Als ich dem Tiger das erste Mal so Mitte der siebziger Jahre über den Weg lief, war ich Leiterin des katholischen Kindergartens in Steinebach. Auf dem Weg nach Hause lagen das Wirtshaus Raabe und die dazu gehörige Metzgerei. In der Metzgerei aber stand Wilhelm Raabe hinter der Theke. Während er die Steaks weich klopfte rezitierte er nebenher Schopenhauer, Faust oder Sokrates. Auf Druck der Eltern musste er Schlachter werden, um später einmal die Metzgerei und das Wirtshaus zu übernehmen. Und weil der Tiger-Willi nie gelernt hatte, zu widersprechen, folgte er brav dem Wunsch der Eltern.

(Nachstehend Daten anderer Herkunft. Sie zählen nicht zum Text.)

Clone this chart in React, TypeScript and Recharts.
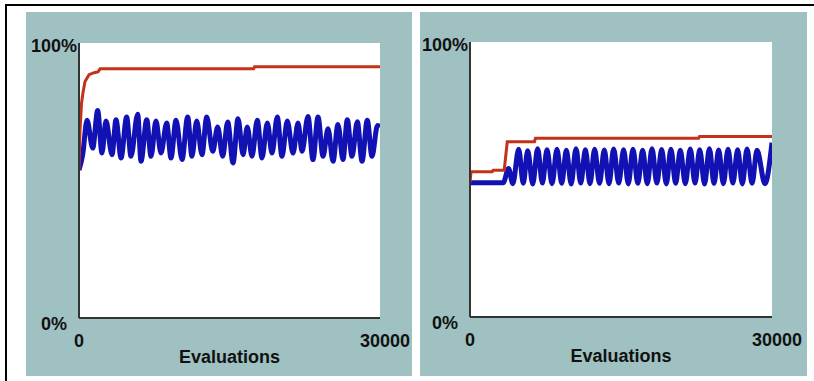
import React from "react";
import { LineChart, Line, XAxis, YAxis, CartesianGrid } from "recharts";

// evaluations (e) vs percent (v)
const leftBest = [
  { e: 0, v: 54 }, { e: 100, v: 68 }, { e: 250, v: 78 }, { e: 400, v: 82 },
  { e: 600, v: 86 }, { e: 1000, v: 88.5 }, { e: 1500, v: 89.2 }, { e: 1900, v: 89.5 },
  { e: 2100, v: 90.6 }, { e: 17400, v: 90.6 }, { e: 17500, v: 91.4 }, { e: 30000, v: 91.4 },
];

const leftAvg = [
  { e: 0, v: 53.8 }, { e: 370, v: 59.4 }, { e: 800, v: 71.9 }, { e: 1370, v: 61.8 },
  { e: 1860, v: 75.5 }, { e: 2290, v: 60.0 }, { e: 2690, v: 71.6 }, { e: 3290, v: 59.4 },
  { e: 3690, v: 72.1 }, { e: 4190, v: 58.2 }, { e: 4750, v: 73.1 }, { e: 5180, v: 58.8 },
  { e: 5850, v: 74.1 }, { e: 6180, v: 57.0 }, { e: 6750, v: 72.1 }, { e: 7180, v: 58.8 },
  { e: 7670, v: 71.6 }, { e: 8170, v: 60.0 }, { e: 8740, v: 70.9 }, { e: 9170, v: 58.2 },
  { e: 9670, v: 71.9 }, { e: 10270, v: 57.6 }, { e: 10830, v: 73.1 }, { e: 11260, v: 58.8 },
  { e: 11730, v: 71.6 }, { e: 12260, v: 59.4 }, { e: 12730, v: 73.1 }, { e: 13330, v: 60.6 },
  { e: 13820, v: 69.5 }, { e: 14320, v: 58.8 }, { e: 14820, v: 71.3 }, { e: 15350, v: 56.4 },
  { e: 15850, v: 72.5 }, { e: 16350, v: 59.4 }, { e: 16770, v: 69.5 }, { e: 17240, v: 58.8 },
  { e: 17770, v: 71.9 }, { e: 18240, v: 58.2 }, { e: 18770, v: 70.9 }, { e: 19240, v: 60.0 },
  { e: 19760, v: 73.1 }, { e: 20230, v: 58.8 }, { e: 20760, v: 71.6 }, { e: 21330, v: 60.0 },
  { e: 21830, v: 70.9 }, { e: 22230, v: 60.6 }, { e: 22820, v: 73.3 }, { e: 23320, v: 57.6 },
  { e: 23820, v: 73.1 }, { e: 24320, v: 58.8 }, { e: 24820, v: 68.8 }, { e: 25320, v: 57.0 },
  { e: 25810, v: 70.4 }, { e: 26310, v: 57.6 }, { e: 26740, v: 72.1 }, { e: 27210, v: 58.8 },
  { e: 27740, v: 71.4 }, { e: 28210, v: 57.0 }, { e: 28730, v: 71.9 }, { e: 29200, v: 58.8 },
  { e: 29750, v: 70.0 }, { e: 30000, v: 69.5 },
];

const rightBest = [
  { e: 0, v: 49 }, { e: 100, v: 52.8 }, { e: 2200, v: 52.8 }, { e: 2300, v: 53.4 },
  { e: 3400, v: 53.4 }, { e: 3700, v: 63.7 }, { e: 6400, v: 63.7 }, { e: 6500, v: 65 },
  { e: 22700, v: 65 }, { e: 22800, v: 65.6 }, { e: 30000, v: 65.6 },
];

const rightAvg = [
  { e: 0, v: 48.8 }, { e: 3300, v: 48.8 }, { e: 3830, v: 54.0 }, { e: 4250, v: 48.5 },
  { e: 4840, v: 61.0 }, { e: 5290, v: 48.6 }, { e: 5730, v: 60.5 }, { e: 6230, v: 48.4 },
  { e: 6720, v: 61.2 }, { e: 7190, v: 48.7 }, { e: 7650, v: 60.8 }, { e: 8150, v: 48.5 },
  { e: 8640, v: 61.0 }, { e: 9110, v: 48.6 }, { e: 9570, v: 60.6 }, { e: 10050, v: 48.4 },
  { e: 10530, v: 61.2 }, { e: 11000, v: 48.7 }, { e: 11460, v: 60.8 }, { e: 11920, v: 48.5 },
  { e: 12380, v: 61.0 }, { e: 12860, v: 48.6 }, { e: 13340, v: 60.7 }, { e: 13810, v: 48.5 },
  { e: 14270, v: 61.1 }, { e: 14770, v: 48.7 }, { e: 15260, v: 60.8 }, { e: 15720, v: 48.4 },
  { e: 16190, v: 61.0 }, { e: 16670, v: 48.6 }, { e: 17150, v: 60.6 }, { e: 17610, v: 48.5 },
  { e: 18080, v: 61.2 }, { e: 18560, v: 48.7 }, { e: 19040, v: 60.9 }, { e: 19500, v: 48.4 },
  { e: 19960, v: 61.0 }, { e: 20430, v: 48.6 }, { e: 20890, v: 60.6 }, { e: 21390, v: 48.5 },
  { e: 21880, v: 61.1 }, { e: 22350, v: 48.7 }, { e: 22820, v: 60.8 }, { e: 23300, v: 48.4 },
  { e: 23780, v: 61.2 }, { e: 24240, v: 48.6 }, { e: 24700, v: 60.7 }, { e: 25170, v: 48.5 },
  { e: 25630, v: 61.0 }, { e: 26110, v: 48.7 }, { e: 26590, v: 60.8 }, { e: 27050, v: 48.4 },
  { e: 27520, v: 61.1 }, { e: 28020, v: 48.6 }, { e: 28510, v: 60.6 }, { e: 29300, v: 48.5 },
  { e: 30000, v: 63.4 },
];

const xTicks = [0, 30000];
const yTicks = [0, 100];
const xTitle = "Evaluations";

const TEAL = "#9fc1c1";
const RED = "#c4321a";
const BLUE = "#1212b4";
const FONT = "'Liberation Sans', Arial, sans-serif";

const XTick = (props: any) => {
  const { x, y, payload } = props;
  const dx = payload.value === 30000 ? 5 : 0;
  return (
    <text x={x + dx} y={y + 29} textAnchor="middle" fontFamily={FONT} fontWeight="bold" fontSize={18} fill="#111">
      {payload.value}
    </text>
  );
};

const YTick = (props: any) => {
  const { x, y, payload } = props;
  const top = payload.value === 100;
  return (
    <text x={x + (top ? -2 : -12)} y={y + (top ? 9 : 12)} textAnchor="end" fontFamily={FONT} fontWeight="bold" fontSize={18} fill="#111">
      {payload.value}%
    </text>
  );
};

function Panel({ best, avg, left, width, margin }: any) {
  return (
    <div style={{ position: "absolute", left, top: 12, width, height: 364, background: TEAL }}>
      <LineChart width={width} height={364} margin={margin}>
        <CartesianGrid horizontal={false} vertical={false} fill="#ffffff" stroke="none" />
        <XAxis
          type="number"
          dataKey="e"
          domain={[0, 30000]}
          ticks={xTicks}
          allowDataOverflow
          height={30}
          tickLine={false}
          tickSize={0}
          tickMargin={0}
          axisLine={{ stroke: "#333", strokeWidth: 2 }}
          tick={<XTick />}
          interval={0}
          label={{ value: xTitle, position: "bottom", offset: 2, fontFamily: FONT, fontWeight: "bold", fontSize: 18, fill: "#111" }}
        />
        <YAxis
          type="number"
          dataKey="v"
          domain={[0, 100]}
          ticks={yTicks}
          allowDataOverflow
          width={40}
          tickLine={false}
          tickSize={0}
          tickMargin={0}
          axisLine={{ stroke: "#333", strokeWidth: 2 }}
          tick={<YTick />}
          interval={0}
        />
        <Line data={avg} dataKey="v" type="monotone" stroke={BLUE} strokeWidth={5} dot={false} isAnimationActive={false} />
        <Line data={best} dataKey="v" type="linear" stroke={RED} strokeWidth={3} dot={false} isAnimationActive={false} />
      </LineChart>
    </div>
  );
}

export default function App() {
  return (
    <div style={{ position: "absolute", left: 0, top: 0, width: 814, height: 381, background: "#fff", overflow: "hidden" }}>
      <div style={{ position: "absolute", left: 5, top: 4, width: 809, height: 377, borderTop: "2px solid #000", borderLeft: "2px solid #000" }} />
      <Panel best={leftBest} avg={leftAvg} left={26} width={386} margin={{ top: 31, right: 32, bottom: 28, left: 13 }} />
      <Panel best={rightBest} avg={rightAvg} left={420} width={387} margin={{ top: 30, right: 35, bottom: 29, left: 10 }} />
    </div>
  );
}
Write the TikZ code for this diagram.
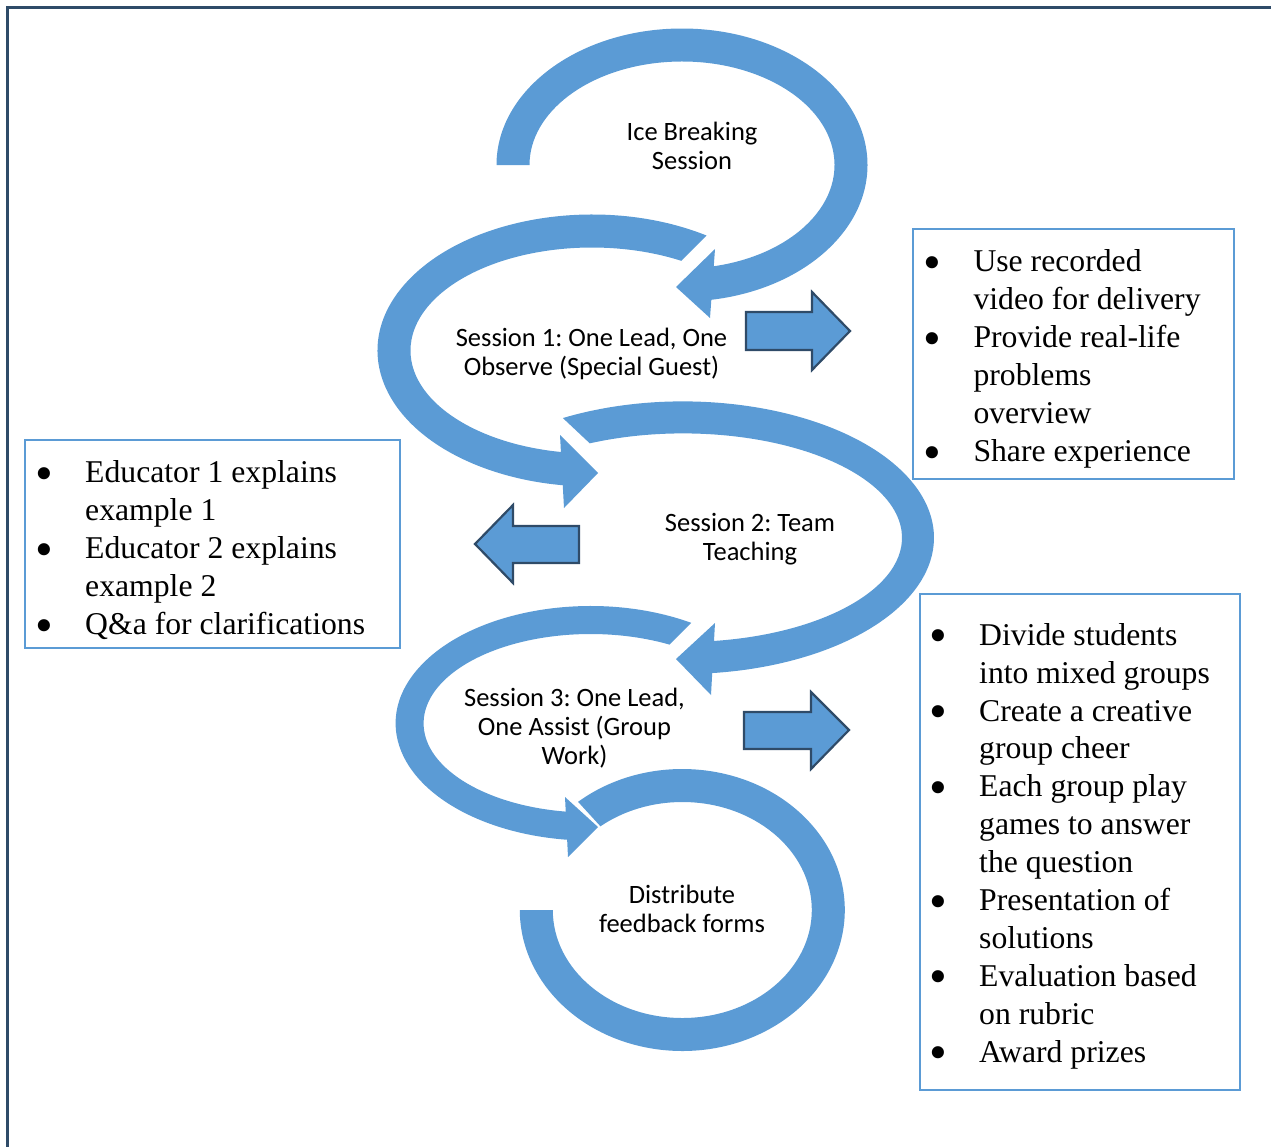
\documentclass[tikz,border=0pt]{standalone}
\usepackage{fontspec}
\usepackage{graphicx}
\setmainfont{Liberation Serif}
\newfontfamily\lblfont{Carlito}
\definecolor{accent}{HTML}{5B9BD5}
\definecolor{darkline}{HTML}{2F4B68}
\newcommand\bulcol{\makebox[47pt][l]{\hspace{-3.2pt}\raisebox{-7.6pt}{\scalebox{1.6}{\textbullet}}}}
\frenchspacing
\begin{document}
\begin{tikzpicture}[x=1pt,y=-1pt,
  band/.style={fill=accent},
  blockarrow/.style={fill=accent,draw=darkline,line width=2.2pt,line join=miter},
  textbox/.style={draw=accent,line width=2pt},
  lbl/.style={inner sep=0pt,anchor=north,font=\lblfont\fontsize{26.5}{29}\selectfont},
  lst/.style={inner sep=0pt,anchor=north west,font=\fontsize{31.7}{37.9}\selectfont},
  frame/.style={draw=darkline,line width=2.5pt}]
\useasboundingbox (0,0) rectangle (1271,1146);
\draw[frame] (1272,7.5) -- (7.5,7.5) -- (7.5,1147);

% centres of the circular arrows
\coordinate (cT) at (682,165);
\coordinate (c1) at (592,350.5);
\coordinate (c2) at (683,537.7);
\coordinate (c3) at (590.6,723.3);
\coordinate (cB) at (682.3,910);

% Ice breaking arrow
\fill[band,shift={(cT)}] (180:185.5 and 136.5) arc[start angle=180,end angle=444,x radius=185.5,y radius=136.5]
  -- (444:152.5 and 103.5) arc[start angle=444,end angle=180,x radius=152.5,y radius=103.5] -- cycle;
\fill[band] (715,249) -- (710,318) -- (676,287) -- cycle;

% Session 1 arrow
\fill[band,shift={(c1)}] (302.3:214.5 and 136) arc[start angle=302.3,end angle=96,x radius=214.5,y radius=136]
  -- (96:181.5 and 103) arc[start angle=96,end angle=299.5,x radius=181.5,y radius=103] -- cycle;
\fill[band] (560,435) -- (564,508) -- (598,473) -- cycle;

% Session 2 arrow
\fill[band,shift={(c2)}] (241.4:251 and 136.3) arc[start angle=241.4,end angle=446,x radius=251,y radius=136.3]
  -- (446:219 and 104.3) arc[start angle=446,end angle=244.8,x radius=219,y radius=104.3] -- cycle;
\fill[band] (715,623) -- (711,695) -- (676,659) -- cycle;

% Session 3 arrow
\fill[band,shift={(c3)}] (301.1:195 and 117.3) arc[start angle=301.1,end angle=94,x radius=195,y radius=117.3]
  -- (94:167 and 89.3) arc[start angle=94,end angle=298.2,x radius=167,y radius=89.3] -- cycle;
\fill[band] (565,797) -- (568,857) -- (598,827) -- cycle;

% Feedback arrow
\fill[band,shift={(cB)}] (230.1:162.5 and 141) arc[start angle=230.1,end angle=540,x radius=162.5,y radius=141]
  -- (540:129.5 and 108) arc[start angle=540,end angle=230.8,x radius=129.5,y radius=108] -- cycle;

% labels
\node[lbl] (ice) at (692,120.4) {\begin{tabular}{@{}c@{}}Ice Breaking\\Session\end{tabular}};
\node[lbl] (s1) at (591.5,325.7) {\begin{tabular}{@{}c@{}}Session 1: One Lead, One\\Observe (Special Guest)\end{tabular}};
\node[lbl] (s2) at (750,511.4) {\begin{tabular}{@{}c@{}}Session 2: Team\\Teaching\end{tabular}};
\node[lbl] (s3) at (574.5,685.7) {\begin{tabular}{@{}c@{}}Session 3: One Lead,\\One Assist (Group\\Work)\end{tabular}};
\node[lbl] (fb) at (682,883) {\begin{tabular}{@{}c@{}}Distribute\\feedback forms\end{tabular}};

% block arrows
\draw[blockarrow] (746,312) -- (812,312) -- (812,292) -- (850,331) -- (812,370) -- (812,350) -- (746,350) -- cycle;
\draw[blockarrow] (579,526) -- (513,526) -- (513,505) -- (475,544) -- (513,583) -- (513,563) -- (579,563) -- cycle;
\draw[blockarrow] (744,712) -- (811,712) -- (811,692) -- (849,730) -- (811,769) -- (811,749) -- (744,749) -- cycle;

% text boxes
\draw[textbox] (913,229) rectangle (1234,479);
\draw[textbox] (25,440) rectangle (400,648);
\draw[textbox] (920,594) rectangle (1240,1090);

\node[lst] (la) at (926.3,245.2) {\begin{tabular}{@{}l@{}l@{}}
\bulcol & Use recorded\\
 & video for delivery\\
\bulcol & Provide real-life\\
 & problems\\
 & overview\\
\bulcol & Share experience
\end{tabular}};

\node[lst] (lb) at (38,456.2) {\begin{tabular}{@{}l@{}l@{}}
\bulcol & Educator 1 explains\\
 & example 1\\
\bulcol & Educator 2 explains\\
 & example 2\\
\bulcol & Q\&a for clarifications
\end{tabular}};

\node[lst] (lc) at (932,618.5) {\begin{tabular}{@{}l@{}l@{}}
\bulcol & Divide students\\
 & into mixed groups\\
\bulcol & Create a creative\\
 & group cheer\\
\bulcol & Each group play\\
 & games to answer\\
 & the question\\
\bulcol & Presentation of\\
 & solutions\\
\bulcol & Evaluation based\\
 & on rubric\\
\bulcol & Award prizes
\end{tabular}};
\end{tikzpicture}
\end{document}
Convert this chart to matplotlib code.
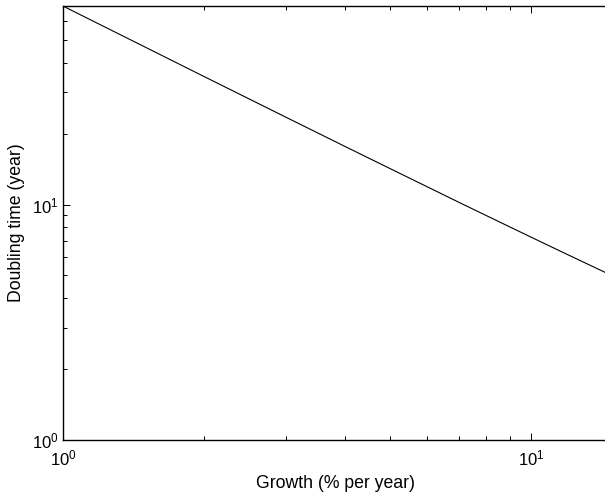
import matplotlib
matplotlib.use("Agg")
import matplotlib.pyplot as plt

# growth rate (% per year) and the doubling time (years)
growth = [1, 2, 3, 4, 5, 6, 7, 8, 9, 10, 11, 12, 13, 14, 15]
doubling = [69.66, 35.00, 23.45, 17.67, 14.21, 11.90, 10.24, 9.006, 8.043,
            7.273, 6.642, 6.116, 5.672, 5.290, 4.959]

plt.rcParams["font.family"] = ["Liberation Sans", "DejaVu Sans"]
plt.rcParams["mathtext.fontset"] = "custom"
plt.rcParams["mathtext.rm"] = "Liberation Sans"
plt.rcParams["mathtext.it"] = "Liberation Sans"
plt.rcParams["font.size"] = 12

fig = plt.figure(figsize=(6.05, 4.93), dpi=100)
ax = fig.add_axes([63 / 605, 53 / 493, 545 / 605, 434 / 493])

ax.plot(growth, doubling, color="black", linewidth=0.8)
ax.set_xscale("log")
ax.set_yscale("log")
ax.set_xlim(1, 10 ** (545 / 468))
ax.set_ylim(1, 69.7)

ax.set_xlabel("Growth (% per year)", fontsize=12.7, labelpad=5)
ax.set_ylabel("Doubling time (year)", fontsize=12.7, labelpad=5)

ax.tick_params(which="both", direction="in", top=True, right=False,
               width=0.7, colors="black", labelsize=12)
ax.tick_params(which="major", length=5)
ax.tick_params(which="minor", length=3)
ax.tick_params(axis="x", which="major", pad=6)
ax.tick_params(axis="y", which="major", pad=3)
for s in ax.spines.values():
    s.set_linewidth(1.0)

fig.savefig("out.png", dpi=100)
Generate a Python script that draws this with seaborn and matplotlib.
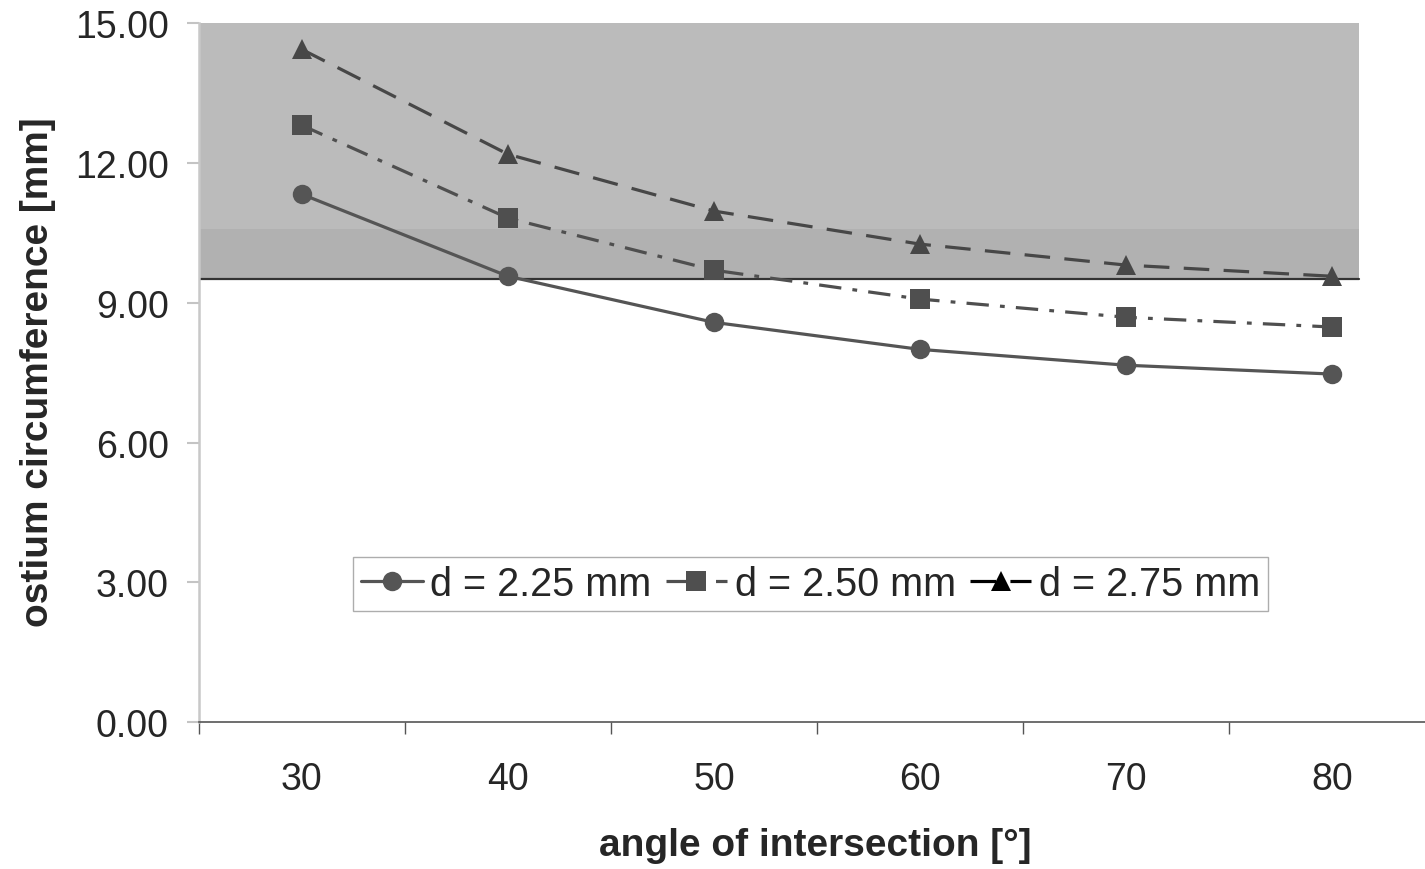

Ein Graus für ihn, zumal schon Schopenhauer im 19. Jahrhundert ein streitbarer Verfechter der Theorie war, dass die Würde der Tiere der den Menschen gleichgesetzt und unantastbar ist. „Lassen denn diese Herren vom Skalpell und Tiegel sich gar nicht träumen, dass sie zunächst Menschen und sodann Chemiker sind? Wie kann man ruhig schlafen, während man unter Schloss und Riegel harmlose, von der Mutter gesäugte Tiere hat, den martervollen langsamen Hungertod zu erleiden? Schreckt man da nicht auf im Schlaf?“ zitierte Wilhelm Raabe aus Schopenhauers Werk, während er hinter dem Ladenbudel für seine Kunden die frischen Blut- und Leberwürste einpackte.
„Darf’s noch a bisserl mehr sein“, fragte Herr Raabe nach. Wobei er weniger das durchgedrehte Hackfleisch als vielmehr einen weiteren Schopenhauer Text meinte. Schon damals prallten Tigers Liebe zu philosophischen Texten und sein Fleischer-Beruf unversöhnlich aufeinander.
Mit Grausen erinnere ich mich daran, als ich als berufstätige Frau und als gestresste Mama zweier heranwachsender Kinder bei der Metzgerei Halt machen musste, um schnell noch etwas für das Abendessen einzukaufen. Es konnte durchaus passieren, dass ich mir zu den sechs Paar Wienern gleich noch die Gretchenfrage aus Goethes Faust anhören musste. Und das dauerte. Ganz schlimm aber wurde es für mich, kam Christian Quadflieg in den Laden. Der Schauspieler liebte es, gemeinsam mit Wilhelm Raabe zwischen blutigen Fleischstücken und dekorativen Wurstketten Passagen aus dem Faust zu rezitieren:
„Nun sag, wie hast du’s mit der Religion? Du bist ein herzlich guter Mann. Allein ich glaub, du hältst nicht viel davon.“
„Laß das, mein Kind! Du fühlst, ich bin dir gut. Für meine Lieben ließ’ ich Leib und Blut. Will niemand sein Gefühl und seine Kirche rauben.“
„Herr Raabe, mir pressiert’s. Ich muss heim. Meine Kinder warten.“ Weil der Tiger aber nicht nur ein genialer Liedermacher sondern auch ein grenzenloser Egozentriker war, interessierte ihn dieser Appell herzlich wenig. Zumal es den anderen Kunden durchaus zu gefallen schien, wenn sie neben dem üblichen Einkauf auch noch a bisserl Literatur mit auf die Waagschale bekamen. Nicht selten machte deshalb in Steinebach der Satz die Runde: „Schnell, geht’s zum Raabe, da kaaft grad wieder da Quadflieg ein“. Was so viel bedeutete, als dass sich zwei passionierte Philosophen mit der Gretchen-Frage beschäftigten. Eiligen Kunden aber blieb nichts anderes übrig, als sich unverrichteter Dinge auf den Nachhause-Weg zu machen.
Tiger-Willi alias Wilhelm Raabe starb am 11. März 2018.